Task to complete
Locate the word "matplotlib" in the entries below, then gather every line that holds it.

____ Given data

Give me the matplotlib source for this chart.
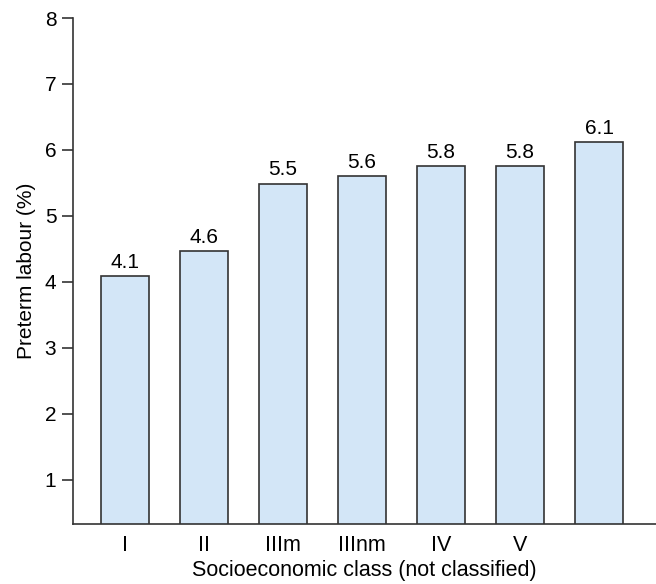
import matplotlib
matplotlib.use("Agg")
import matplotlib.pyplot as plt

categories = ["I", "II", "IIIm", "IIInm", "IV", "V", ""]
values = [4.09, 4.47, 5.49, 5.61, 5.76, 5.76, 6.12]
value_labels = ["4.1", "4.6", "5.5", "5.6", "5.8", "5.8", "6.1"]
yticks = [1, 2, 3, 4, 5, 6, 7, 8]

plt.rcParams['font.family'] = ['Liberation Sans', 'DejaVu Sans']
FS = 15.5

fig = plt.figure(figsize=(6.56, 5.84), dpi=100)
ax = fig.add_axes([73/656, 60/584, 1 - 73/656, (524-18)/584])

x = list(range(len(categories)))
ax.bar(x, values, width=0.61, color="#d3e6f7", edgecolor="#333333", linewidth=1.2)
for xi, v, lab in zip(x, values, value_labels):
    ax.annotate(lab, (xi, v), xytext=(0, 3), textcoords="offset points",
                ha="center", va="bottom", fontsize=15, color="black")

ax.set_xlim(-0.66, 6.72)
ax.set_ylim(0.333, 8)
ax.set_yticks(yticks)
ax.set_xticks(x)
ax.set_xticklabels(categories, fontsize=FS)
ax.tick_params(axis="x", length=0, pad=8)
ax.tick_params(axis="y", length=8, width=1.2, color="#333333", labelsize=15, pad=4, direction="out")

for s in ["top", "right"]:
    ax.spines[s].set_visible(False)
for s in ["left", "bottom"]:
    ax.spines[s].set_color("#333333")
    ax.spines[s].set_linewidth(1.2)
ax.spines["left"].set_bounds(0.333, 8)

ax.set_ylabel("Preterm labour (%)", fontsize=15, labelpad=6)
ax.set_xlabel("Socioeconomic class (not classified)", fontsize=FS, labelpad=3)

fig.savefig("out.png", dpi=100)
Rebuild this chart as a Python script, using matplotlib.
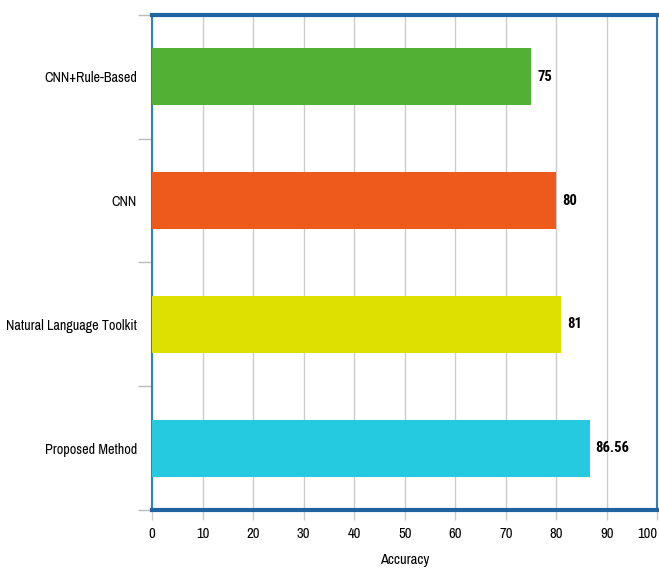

________

Exercise response
Give me the matplotlib source for this chart.
import matplotlib
matplotlib.use("Agg")
import matplotlib.pyplot as plt
Rebuild this chart as a Python script, using matplotlib.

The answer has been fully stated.